Step 3: Evaluate Model Performance

Assess the trained model's performance on the unseen test data.

# Make predictions on the test set
y_pred = predictor.predict(test_data.drop(columns=[target]))

# Evaluate the model's accuracy
performance = predictor.evaluate(test_data)
print(f"Model Accuracy: {performance['accuracy']:.2f}")

Output:

Model Accuracy: 0.80

AutoGluon provides a leaderboard that lists all tested models, ranked by their performance. The top-performing model is typically an ensemble of the best individual models.

# Display the leaderboard
leaderboard = predictor.leaderboard(test_data)
print(leaderboard)

AutoGluon Leaderboard Example

Step 4: Make Predictions on New Data

Use the trained predictor to make predictions on new, unseen data points.

# Create a DataFrame for a new passenger
new_passenger = pd.DataFrame({
    'PassengerId': [99999],
    'Pclass': [3],
    'Name': ['John Doe'],
    'Sex': ['male'],
    'Age': [25],
    'Ticket': ['UNKNOWN'],
    'Fare': [7.25],
    'Cabin': ['UNKNOWN'],
    'Embarked': ['S'],
    'SibSp': [0],
    'Parch': [0]
})

# Predict survival for the new passenger
prediction = predictor.predict(new_passenger)
print(f"Survival prediction: {'Yes' if prediction[0] == 1 else 'No'}")

Output:

Survival prediction: No

Tips for Success

Data Quality: While AutoGluon handles many data issues, clean and prepare your data thoroughly for optimal results.

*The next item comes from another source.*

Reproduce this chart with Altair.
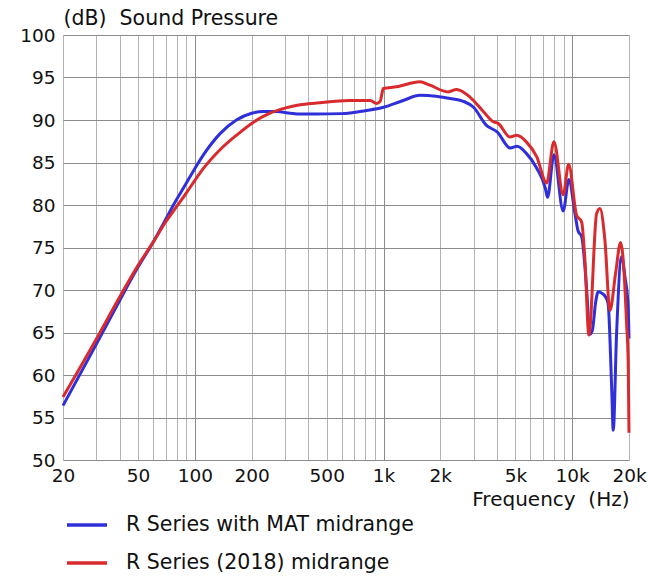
import altair as alt
import pandas as pd

# Frequency response data (Hz, dB)
blue_label = "R Series with MAT midrange"
red_label = "R Series (2018) midrange"

blue_freq = [20, 30, 40, 50, 60, 70, 77, 90, 100, 111, 136, 166, 200, 230, 271, 320, 361,
             440, 600, 800, 1000, 1270, 1560, 1900, 2300, 2650, 3000, 3500, 4000, 4700,
             5100, 5700, 6500, 7200, 7400, 8000, 8960, 9600, 10340, 10760, 11220, 11900,
             12400, 12800, 13300, 13740, 14400, 15000, 15500, 16180, 16500, 17190, 18270,
             19020, 19800, 20000]
blue_db = [56.4, 63.6, 68.8, 72.7, 75.6, 78.3, 80.0, 82.55, 84.3, 85.9, 88.4, 90.0, 90.8,
           91.0, 91.0, 90.8, 90.7, 90.7, 90.75, 91.1, 91.5, 92.3, 92.9, 92.8, 92.5, 92.2,
           91.5, 89.4, 88.6, 86.7, 86.9, 86.1, 84.3, 82.0, 80.9, 85.9, 79.3, 83.0, 79.0,
           76.9, 76.3, 70.4, 64.8, 65.3, 68.5, 69.8, 69.6, 69.2, 68.4, 58.6, 53.5, 64.9,
           73.9, 71.6, 68.0, 64.3]

red_freq = [20, 30, 40, 50, 60, 70, 80, 90, 100, 111, 136, 166, 200, 250, 300, 361, 442,
            660, 850, 919, 960, 997, 1170, 1560, 1760, 2200, 2440, 2870, 3380, 3810, 4050,
            4680, 5080, 5730, 6480, 7320, 8000, 8960, 9570, 10550, 11220, 11680, 12260,
            13470, 14030, 14900, 15850, 16990, 18050, 19020, 19420, 19810, 20000]
red_db = [57.4, 64.2, 69.2, 72.9, 75.6, 78.0, 79.8, 81.4, 82.9, 84.3, 86.5, 88.2, 89.6,
          90.8, 91.4, 91.8, 92.0, 92.3, 92.3, 91.95, 92.2, 93.7, 93.9, 94.5, 94.1, 93.3,
          93.6, 92.7, 91.0, 89.8, 89.6, 88.0, 88.2, 87.4, 85.7, 82.6, 87.45, 81.2, 84.8,
          78.8, 78.0, 73.5, 64.7, 79.0, 79.6, 75.9, 67.6, 72.0, 75.6, 70.4, 66.0, 61.5,
          53.2]

x_grid = [20, 30, 40, 50, 60, 70, 80, 90, 100, 200, 300, 400, 500, 600, 700, 800, 900,
          1000, 2000, 3000, 4000, 5000, 6000, 7000, 8000, 9000, 10000, 20000]
x_labels = [20, 50, 100, 200, 500, 1000, 2000, 5000, 10000, 20000]
y_ticks = [50, 55, 60, 65, 70, 75, 80, 85, 90, 95, 100]

blue_df = pd.DataFrame({"freq": blue_freq, "db": blue_db, "series": blue_label})
red_df = pd.DataFrame({"freq": red_freq, "db": red_db, "series": red_label})

FONT = "DejaVu Sans"
NB = "\u00a0"

label_list = "[" + ",".join(str(v) for v in x_labels) + "]"
x_axis = alt.Axis(
    values=x_grid,
    labelExpr=f"indexof({label_list}, datum.value) >= 0 ? (datum.value >= 1000 ? (datum.value/1000) + 'k' : datum.value + '') : ''",
    labelFont=FONT, labelFontSize=18.5, labelColor="#111", labelPadding=6,
    labelFlush=False, labelOverlap=False,
    ticks=False, domain=False,
    grid=True,
    gridColor={"condition": {"test": "indexof([100,1000,10000], datum.value) >= 0", "value": "#8c8c8c"}, "value": "#b4b4b4"},
    gridWidth=1,
    title="Frequency" + NB + NB + "(Hz)", titleFont=FONT, titleFontSize=20, titleFontWeight="normal",
    titleColor="#111", titleX=566, titleY=39, titleAlign="right", titleBaseline="middle",
)
y_axis = alt.Axis(
    values=y_ticks, labelFont=FONT, labelFontSize=18.5, labelColor="#111", labelPadding=8,
    ticks=False, domain=False, grid=True, gridColor="#8c8c8c", gridWidth=1,
    title="(dB)" + NB + NB + "Sound Pressure", titleFont=FONT, titleFontSize=20.5,
    titleFontWeight="normal", titleColor="#111", titleAngle=0, titleAlign="left",
    titleBaseline="middle", titleX=0, titleY=-17,
)

color = alt.Color(
    "series:N",
    scale=alt.Scale(domain=[blue_label, red_label], range=["#2f2fd9", "#d92a2d"]),
    legend=alt.Legend(
        title=None, orient="none", legendX=2, legendY=468, padding=0,
        symbolType="stroke", symbolSize=1600, symbolStrokeWidth=3.5,
        labelFont=FONT, labelFontSize=20.5, labelColor="#111", labelOffset=17,
        rowPadding=5, labelLimit=400,
    ),
)

x_enc = alt.X("freq:Q", scale=alt.Scale(type="log", domain=[20, 20000], nice=False), axis=x_axis)
y_enc = alt.Y("db:Q", scale=alt.Scale(domain=[50, 100], nice=False), axis=y_axis)

blue_line = alt.Chart(blue_df).mark_line(strokeWidth=3, interpolate="monotone").encode(
    x=x_enc, y=y_enc, color=color)
red_line = alt.Chart(red_df).mark_line(strokeWidth=3, interpolate="monotone").encode(
    x=x_enc, y=y_enc, color=color)

chart = alt.layer(blue_line, red_line).properties(
    width=566, height=425,
    autosize=alt.AutoSizeParams(type="none"),
    padding={"left": 63, "top": 35, "right": 20, "bottom": 116},
).configure_view(stroke="#8c8c8c", strokeWidth=1).configure(background="white")

chart.save("out.html", embed_options={"renderer": "svg", "actions": False})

Remove irrelevant columns (like PassengerId) and address missing values proactively.
time_limit Tuning: Start with shorter time_limit values (e.g., 120 seconds) for quick testing and increase it (e.g., 600 seconds or more) for better accuracy, depending on your computational resources.
Feature Engineering: AutoGluon excels at automating many ML tasks, but domain knowledge and manual feature engineering (e.g., creating 'FamilySize' from 'SibSp' and 'Parch') can significantly boost model performance.
Understand Limitations: Be aware of the computational cost associated with longer training times and the potential for "black-box" models where interpretability might be reduced in favor of performance.

Wrapping Up

AutoGluon empowers you to build and deploy machine learning models efficiently. With just a few lines of Python code, you can achieve impressive results on tabular data. Explore different datasets, experiment with AutoGluon's capabilities for text and image data, and fine-tune hyperparameters for even greater control.